### TASK TO COMPLETE
Copy the data precisely, character for character, and leave out every picture.
◇ ◇ ◇ ◇ ◇
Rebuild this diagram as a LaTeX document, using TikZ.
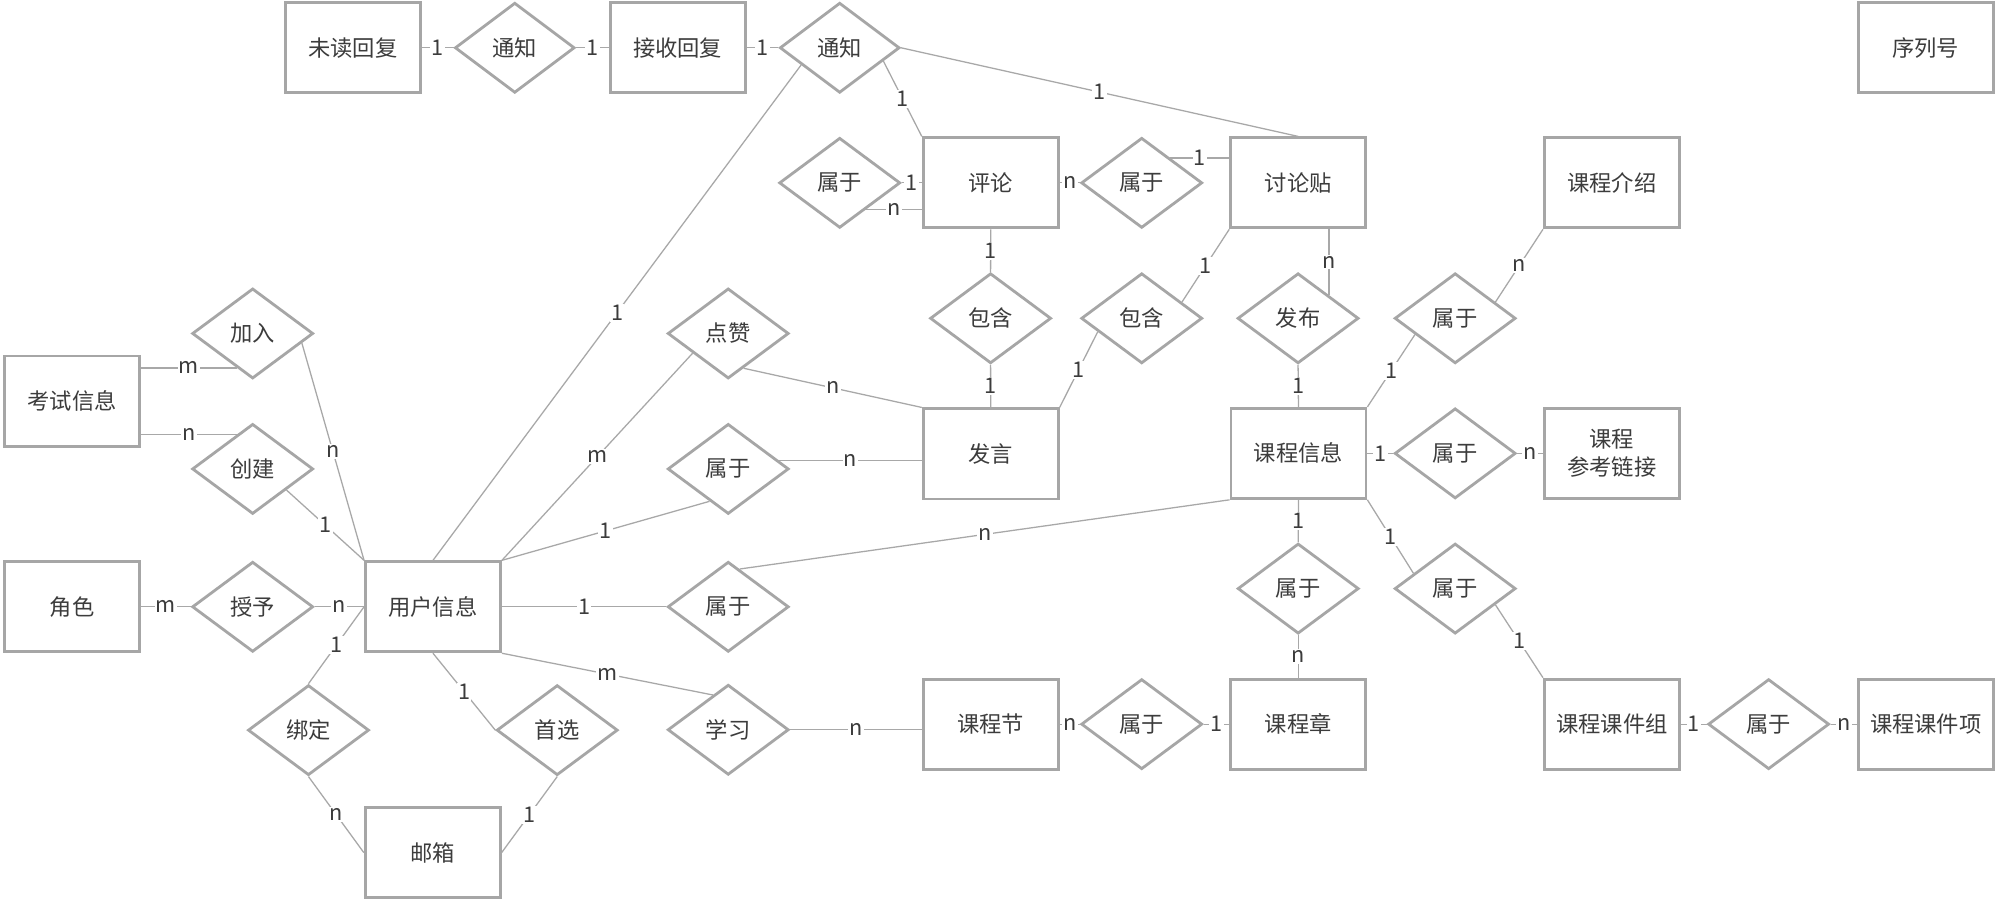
\documentclass[tikz,border=0pt]{standalone}
\usepackage{fontspec}
\usetikzlibrary{shapes.geometric}
\newfontfamily\cjk{Noto Sans CJK SC}
\definecolor{bordc}{HTML}{A6A6A6}
\definecolor{linec}{HTML}{A8A8A8}
\definecolor{txtc}{HTML}{3C3C3C}
\newcommand{\entfont}{\cjk\fontsize{17.5}{22}\selectfont}
\newcommand{\lblfont}{\cjk\fontsize{17}{19}\selectfont}
\tikzset{
  ent/.style={draw=bordc, line width=2.2pt, fill=white, rectangle, minimum width=106pt, minimum height=70.7pt, inner sep=2pt, text=txtc, font=\entfont, align=center},
  rel/.style={draw=bordc, line width=2.2pt, fill=white, diamond, minimum width=95pt, minimum height=70.7pt, inner sep=0pt, text=txtc, font=\entfont},
  conn/.style={draw=linec, line width=1pt},
  lbl/.style={fill=white, inner sep=1pt, text=txtc, font=\lblfont}
}
\begin{document}
\begin{tikzpicture}[x=1pt,y=-1pt]
\useasboundingbox[fill=white] (0,0) rectangle (1568,706.3);
% row 1
\node[ent] (wd) at (277,37.5) {未读回复};
\node[rel,minimum width=94pt] (tz1) at (404,37.5) {通知};
\node[ent] (js) at (531.8,37.5) {接收回复};
\node[rel,minimum width=94pt] (tz2) at (659,37.5) {通知};
\node[ent] (xlh) at (1511.3,37.5) {序列号};
% row 2
\node[rel] (sy1) at (659,143.5) {属于};
\node[ent] (pl) at (777.5,143.5) {评论};
\node[rel] (sy2) at (896,143.5) {属于};
\node[ent] (tl) at (1018.8,143.5) {讨论贴};
\node[ent] (jsh) at (1265,143.5) {课程介绍};
% row 3
\node[rel] (bh1) at (777.4,249.8) {包含};
\node[rel] (bh2) at (896,249.8) {包含};
\node[rel] (fb) at (1018.7,249.8) {发布};
\node[rel] (sy3) at (1142,249.8) {属于};
\node[rel] (jr) at (198.3,261.7) {加入};
\node[rel] (ds) at (571.5,261.7) {点赞};
\node[ent] (ks) at (56.6,314.8) {考试信息};
% row 4
\node[ent] (fy) at (777.5,356.2) {发言};
\node[ent] (kc) at (1019,355.8) {课程信息};
\node[rel] (sy4) at (1142,355.8) {属于};
\node[ent] (ck) at (1265,355.8) {课程\\参考链接};
\node[rel] (cj) at (198.3,368) {创建};
\node[rel] (sy10) at (571.5,368) {属于};
% row 5
\node[ent] (jue) at (56.6,476.2) {角色};
\node[rel] (sz) at (198.3,476.2) {授予};
\node[ent] (yh) at (339.8,476.2) {用户信息};
\node[rel] (sy9) at (571.5,476.2) {属于};
\node[rel] (sy5) at (1018.8,461.9) {属于};
\node[rel] (sy6) at (1142,461.9) {属于};
% row 6
\node[ent] (kj) at (777.5,568.3) {课程节};
\node[rel] (sy8) at (896,568.3) {属于};
\node[ent] (kzh) at (1018.8,568.3) {课程章};
\node[ent] (kzu) at (1265,568.3) {课程课件组};
\node[rel] (sy7) at (1388,568.3) {属于};
\node[ent] (kx) at (1511.3,568.3) {课程课件项};
\node[rel] (bd) at (242.1,573) {绑定};
\node[rel] (sx) at (437.3,573) {首选};
\node[rel] (xx) at (571.5,572.7) {学习};
\node[ent] (yx) at (339.6,669.1) {邮箱};

% connectors
\draw[conn] (wd.east) -- node[lbl]{1} (tz1.west);
\draw[conn] (tz1.east) -- node[lbl]{1} (js.west);
\draw[conn] (js.east) -- node[lbl]{1} (tz2.west);
\draw[conn] (tz2.-17) -- node[lbl]{1} (pl.north west);
\draw[conn] (tz2.east) -- node[lbl]{1} (tl.north);
\draw[conn] (tz2.-156) -- node[lbl]{1} (yh.north);
\draw[conn] (sy1.east) -- node[lbl]{1} (pl.west);
\draw[conn] (sy1.-46) -- node[lbl]{n} (sy1.-46 -| pl.west);
\draw[conn] (pl.east) -- node[lbl]{n} (sy2.west);
\draw[conn] (sy2.41) -- node[lbl]{1} (sy2.41 -| tl.west);
\draw[conn] (pl.south) -- node[lbl]{1} (bh1.north);
\draw[conn] (bh1.south) -- node[lbl]{1} (fy.north);
\draw[conn] (tl.south west) -- node[lbl]{1} (bh2.22);
\draw[conn] (bh2.-163) -- node[lbl]{1} (fy.north east);
\draw[conn] (fb.37 |- tl.south) -- node[lbl]{n} (fb.37);
\draw[conn] (fb.south) -- node[lbl]{1} (kc.north);
\draw[conn] (sy3.22) -- node[lbl]{n} (jsh.south west);
\draw[conn] (sy3.-158) -- node[lbl]{1} (kc.north east);
\draw[conn] (kc.east) -- node[lbl]{1} (sy4.west);
\draw[conn] (sy4.east) -- node[lbl]{n} (ck.west);
\draw[conn] (kc.south) -- node[lbl]{1} (sy5.north);
\draw[conn] (sy5.south) -- node[lbl]{n} (kzh.north);
\draw[conn] (kc.south east) -- node[lbl]{1} (sy6.160);
\draw[conn] (sy6.-22) -- node[lbl]{1} (kzu.north west);
\draw[conn] (kzu.east) -- node[lbl]{1} (sy7.west);
\draw[conn] (sy7.east) -- node[lbl]{n} (kx.west);
\draw[conn] (kj.east) -- node[lbl]{n} (sy8.west);
\draw[conn] (sy8.east) -- node[lbl]{1} (kzh.west);
\draw[conn] (xx.east) -- node[lbl]{n} (xx.east -| kj.west);
\draw[conn] (yh.south east) -- node[lbl]{m} (xx.114);
\draw[conn] (yh.east) -- node[lbl]{1} (sy9.west);
\draw[conn] (sy9.73) -- node[lbl]{n} (kc.south west);
\draw[conn] (yh.north east) -- node[lbl]{m} (ds.-151);
\draw[conn] (ds.-66) -- node[lbl]{n} (fy.north west);
\draw[conn] (yh.north east) -- node[lbl]{1} (sy10.-120);
\draw[conn] (sy10.9) -- node[lbl]{n} (sy10.9 -| fy.west);
\draw[conn] (jr.-115 -| ks.east) -- node[lbl]{m} (jr.-115);
\draw[conn] (cj.115 -| ks.east) -- node[lbl]{n} (cj.115);
\draw[conn] (jr.-11) -- node[lbl]{n} (yh.north west);
\draw[conn] (cj.-32) -- node[lbl]{1} (yh.north west);
\draw[conn] (jue.east) -- node[lbl]{m} (sz.west);
\draw[conn] (sz.east) -- node[lbl]{n} (yh.west);
\draw[conn] (bd.north) -- node[lbl]{1} (yh.west);
\draw[conn] (bd.south) -- node[lbl]{n} (yx.west);
\draw[conn] (yh.south) -- node[lbl]{1} (sx.west);
\draw[conn] (sx.south) -- node[lbl]{1} (yx.east);
\end{tikzpicture}
\end{document}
◇ ◇ ◇ ◇ ◇
### TASK RESULT
Rebuild this diagram as a LaTeX document, using TikZ.
\documentclass[tikz,border=0pt]{standalone}
\usepackage{fontspec}
\usetikzlibrary{shapes.geometric}
\newfontfamily\cjk{Noto Sans CJK SC}
\definecolor{bordc}{HTML}{A6A6A6}
\definecolor{linec}{HTML}{A8A8A8}
\definecolor{txtc}{HTML}{3C3C3C}
\newcommand{\entfont}{\cjk\fontsize{17.5}{22}\selectfont}
\newcommand{\lblfont}{\cjk\fontsize{17}{19}\selectfont}
\tikzset{
  ent/.style={draw=bordc, line width=2.2pt, fill=white, rectangle, minimum width=106pt, minimum height=70.7pt, inner sep=2pt, text=txtc, font=\entfont, align=center},
  rel/.style={draw=bordc, line width=2.2pt, fill=white, diamond, minimum width=95pt, minimum height=70.7pt, inner sep=0pt, text=txtc, font=\entfont},
  conn/.style={draw=linec, line width=1pt},
  lbl/.style={fill=white, inner sep=1pt, text=txtc, font=\lblfont}
}
\begin{document}
\begin{tikzpicture}[x=1pt,y=-1pt]
\useasboundingbox[fill=white] (0,0) rectangle (1568,706.3);
% row 1
\node[ent] (wd) at (277,37.5) {未读回复};
\node[rel,minimum width=94pt] (tz1) at (404,37.5) {通知};
\node[ent] (js) at (531.8,37.5) {接收回复};
\node[rel,minimum width=94pt] (tz2) at (659,37.5) {通知};
\node[ent] (xlh) at (1511.3,37.5) {序列号};
% row 2
\node[rel] (sy1) at (659,143.5) {属于};
\node[ent] (pl) at (777.5,143.5) {评论};
\node[rel] (sy2) at (896,143.5) {属于};
\node[ent] (tl) at (1018.8,143.5) {讨论贴};
\node[ent] (jsh) at (1265,143.5) {课程介绍};
% row 3
\node[rel] (bh1) at (777.4,249.8) {包含};
\node[rel] (bh2) at (896,249.8) {包含};
\node[rel] (fb) at (1018.7,249.8) {发布};
\node[rel] (sy3) at (1142,249.8) {属于};
\node[rel] (jr) at (198.3,261.7) {加入};
\node[rel] (ds) at (571.5,261.7) {点赞};
\node[ent] (ks) at (56.6,314.8) {考试信息};
% row 4
\node[ent] (fy) at (777.5,356.2) {发言};
\node[ent] (kc) at (1019,355.8) {课程信息};
\node[rel] (sy4) at (1142,355.8) {属于};
\node[ent] (ck) at (1265,355.8) {课程\\参考链接};
\node[rel] (cj) at (198.3,368) {创建};
\node[rel] (sy10) at (571.5,368) {属于};
% row 5
\node[ent] (jue) at (56.6,476.2) {角色};
\node[rel] (sz) at (198.3,476.2) {授予};
\node[ent] (yh) at (339.8,476.2) {用户信息};
\node[rel] (sy9) at (571.5,476.2) {属于};
\node[rel] (sy5) at (1018.8,461.9) {属于};
\node[rel] (sy6) at (1142,461.9) {属于};
% row 6
\node[ent] (kj) at (777.5,568.3) {课程节};
\node[rel] (sy8) at (896,568.3) {属于};
\node[ent] (kzh) at (1018.8,568.3) {课程章};
\node[ent] (kzu) at (1265,568.3) {课程课件组};
\node[rel] (sy7) at (1388,568.3) {属于};
\node[ent] (kx) at (1511.3,568.3) {课程课件项};
\node[rel] (bd) at (242.1,573) {绑定};
\node[rel] (sx) at (437.3,573) {首选};
\node[rel] (xx) at (571.5,572.7) {学习};
\node[ent] (yx) at (339.6,669.1) {邮箱};

% connectors
\draw[conn] (wd.east) -- node[lbl]{1} (tz1.west);
\draw[conn] (tz1.east) -- node[lbl]{1} (js.west);
\draw[conn] (js.east) -- node[lbl]{1} (tz2.west);
\draw[conn] (tz2.-17) -- node[lbl]{1} (pl.north west);
\draw[conn] (tz2.east) -- node[lbl]{1} (tl.north);
\draw[conn] (tz2.-156) -- node[lbl]{1} (yh.north);
\draw[conn] (sy1.east) -- node[lbl]{1} (pl.west);
\draw[conn] (sy1.-46) -- node[lbl]{n} (sy1.-46 -| pl.west);
\draw[conn] (pl.east) -- node[lbl]{n} (sy2.west);
\draw[conn] (sy2.41) -- node[lbl]{1} (sy2.41 -| tl.west);
\draw[conn] (pl.south) -- node[lbl]{1} (bh1.north);
\draw[conn] (bh1.south) -- node[lbl]{1} (fy.north);
\draw[conn] (tl.south west) -- node[lbl]{1} (bh2.22);
\draw[conn] (bh2.-163) -- node[lbl]{1} (fy.north east);
\draw[conn] (fb.37 |- tl.south) -- node[lbl]{n} (fb.37);
\draw[conn] (fb.south) -- node[lbl]{1} (kc.north);
\draw[conn] (sy3.22) -- node[lbl]{n} (jsh.south west);
\draw[conn] (sy3.-158) -- node[lbl]{1} (kc.north east);
\draw[conn] (kc.east) -- node[lbl]{1} (sy4.west);
\draw[conn] (sy4.east) -- node[lbl]{n} (ck.west);
\draw[conn] (kc.south) -- node[lbl]{1} (sy5.north);
\draw[conn] (sy5.south) -- node[lbl]{n} (kzh.north);
\draw[conn] (kc.south east) -- node[lbl]{1} (sy6.160);
\draw[conn] (sy6.-22) -- node[lbl]{1} (kzu.north west);
\draw[conn] (kzu.east) -- node[lbl]{1} (sy7.west);
\draw[conn] (sy7.east) -- node[lbl]{n} (kx.west);
\draw[conn] (kj.east) -- node[lbl]{n} (sy8.west);
\draw[conn] (sy8.east) -- node[lbl]{1} (kzh.west);
\draw[conn] (xx.east) -- node[lbl]{n} (xx.east -| kj.west);
\draw[conn] (yh.south east) -- node[lbl]{m} (xx.114);
\draw[conn] (yh.east) -- node[lbl]{1} (sy9.west);
\draw[conn] (sy9.73) -- node[lbl]{n} (kc.south west);
\draw[conn] (yh.north east) -- node[lbl]{m} (ds.-151);
\draw[conn] (ds.-66) -- node[lbl]{n} (fy.north west);
\draw[conn] (yh.north east) -- node[lbl]{1} (sy10.-120);
\draw[conn] (sy10.9) -- node[lbl]{n} (sy10.9 -| fy.west);
\draw[conn] (jr.-115 -| ks.east) -- node[lbl]{m} (jr.-115);
\draw[conn] (cj.115 -| ks.east) -- node[lbl]{n} (cj.115);
\draw[conn] (jr.-11) -- node[lbl]{n} (yh.north west);
\draw[conn] (cj.-32) -- node[lbl]{1} (yh.north west);
\draw[conn] (jue.east) -- node[lbl]{m} (sz.west);
\draw[conn] (sz.east) -- node[lbl]{n} (yh.west);
\draw[conn] (bd.north) -- node[lbl]{1} (yh.west);
\draw[conn] (bd.south) -- node[lbl]{n} (yx.west);
\draw[conn] (yh.south) -- node[lbl]{1} (sx.west);
\draw[conn] (sx.south) -- node[lbl]{1} (yx.east);
\end{tikzpicture}
\end{document}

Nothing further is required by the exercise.